There is no doubt that the electronic properties of a graphene sheet are exceptional. It is known in particular for its outstanding electron mobilities even at room temperature. However, manipulating these properties — essential for integration into electronic devices — remains difficult.

One of the main problems is that graphene has no energy gap. Several ways to induce one are being pursued, including atomic and molecular doping. Another issue is that although introducing extra electron vacancies, or holes, in graphene by molecular and atomic adsorption is relatively common, doping the lattice with foreign elements to generate free electrons (‘n-doping’) is rather difficult.

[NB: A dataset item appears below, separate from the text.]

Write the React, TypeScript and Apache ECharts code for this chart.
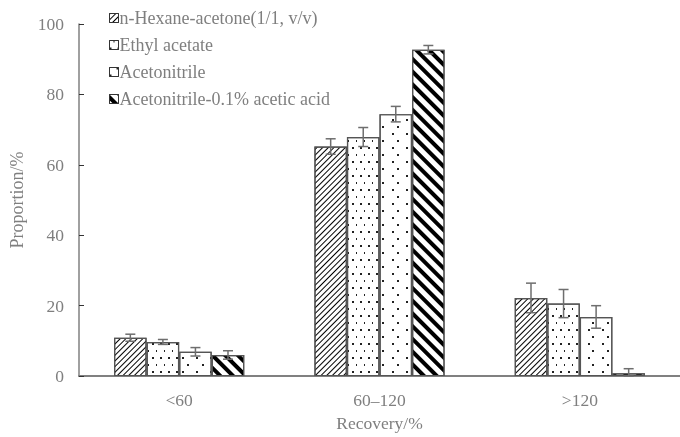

Jian Ru Gong and co-workers from the National Center for Nanoscience and Technology and Chongqing University in China have now demonstrated an efficient n-doping approach involving nitrogen atoms.1

Fig. 1: Schematic structure of nitrogen-doped graphene showing carbon (gray) and nitrogen (blue)

The procedure consists of two steps: irradiation with nitrogen ions to introduce defects — mainly carbon vacancies — in the two-dimensional graphene lattice, and subsequent annealing in ammonia to fill those vacancies with nitrogen atoms. Monitoring the evolution of the structure of the material by Raman spectroscopy revealed that the defects introduced by irradiation were restored during the annealing step.

Further characterization using a technique known as Auger electron spectroscopy showed that the ammonia annealing step introduced nitrogen atoms into the carbon vacancies in the graphene lattice. Annealing under dinitrogen instead of ammonia also restored the structure, but did not lead to doping.

Gong and his colleagues evaluated the performance of their nitrogen-doped graphene in electronics applications by using it to fabricate field-effect transistors. The electrical properties of the transistors were typical of those of n-doped graphene, exhibiting a minimum source–drain conductance at negative gate voltages. This is the opposite for undoped graphene, which shows a minimum at positive gate voltages due to the effect of oxygen in the lattice adsorbed from the atmosphere.

As Gong explains, the doping concentration can be controlled by tuning the conditions of irradiation and annealing, and it may also be possible to replace the nitrogen atoms with other dopants. This approach is therefore an effective and universal method for graphene doping, and is compatible with current complementary metal oxide semiconductor (CMOS) processing.